The first few times I read through the minutes of the Y's Board meetings I found Judge Lewis curmudgeonly. He often insisted that his declarations or positions be inscribed into the meeting minutes; sometimes, a Board meeting would begin with his protest that a point of his had been left out of the past month's minutes, which would inscribe his view into the records of both meetings. More recently I have come to see this behavior as a tenacious defense of his liberal values.

While by no means a racial progressive or an anti-racist, Judge Lewis regularly ruffled feathers by insisting that the Y extend its services to the growing black community in northern Manhattan. He not only believed this was the right thing to do, but saw it as being in Jews' best interest "to avert or alleviate the inevitable frictions which may arise between the two communities." In 1964 and again in 1968, he used the Y's annual meeting with the Distribution Committee of the Federation of Jewish Philanthropies of New York--the organization that gave over $100,000 to the Y each year to subsidize its operations--as an opportunity to advocate "the formulation of a policy with some of the Negro leadership in the community to allow [Y] facilities to be used by the non-Jewish community in programs sponsored by the non-Jewish participants." Both times, his fellow Board members scrambled to assure the Distribution Committee that few non-Jews belonged to the Y . In 1968, a member of the Distribution Committee even told Judge Lewis that "he did not believe that this meeting was the context in which to discuss" this issue. 

My interpretation of Judge Lewis shifted as my understandings of the 1960s and '70s crystalized. Lewis moved in circles where many of his colleagues publicly described themselves as liberals and supported liberal causes such as racial integration, anti-poverty programs, and affirmative action, but who resisted when policies integrated their private spaces, threatened their middle class status, or imposed quotas. Judge Lewis spoke up in defiance of this double standard. Although other Board members at the Y may have felt similarly, the resistance to recording his views and the reluctance to continue discussions about his ideas indicates that his was not the consensus or the popular view.

In our current political climate, I am holding tight to Judge Lewis's example. May we all speak out against double standards, and insist that others listen to our ideas for making our communities more cosmopolitan and pluralistic. Within the Jewish community, this responsibility is especially vital. We should heed the words that Judge Lewis had inscribed into the minutes of the December, 1974 meeting of the Y Board of Directors:

‘Judge Lewis notices and deplores, as an obsession of the Board and other agencies, service to Jews to the exclusion of everybody else. He recommends that we open our minds to the needs of the non-Jewish community. It is our duty to act accordingly as well as in our own interests. We need all the friends we can get - always.’

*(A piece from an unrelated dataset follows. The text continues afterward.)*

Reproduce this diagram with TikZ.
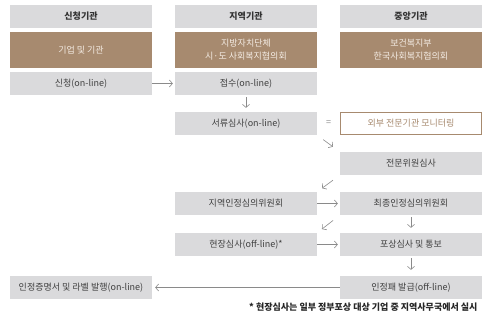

Upon his death in April of 1975, the Y Board shared the following poem authored by Lewis, entitled "Faith." Often he would recite poems at Y functions, to honor longtime lay leaders, install new Board members, or laud Y groups like the Golden Age Club. His poetry was earnest and idealistic, if not particularly good. "Faith" retains it's resonance, however, in spite of its sentimentality.

Let not the disappointment of yesterday;
frustrate your hopes for tomorrow.

Let not regret of the failures in days gone by;
weaken your will for success in the days to come.

Let not past defeat;
bar future victory.

While time has no beginning; and no ending;
every day, is a new day in the life of man.

A day of renewed hope and courage;
Keeping alive, a lifelong faith, of man in himself.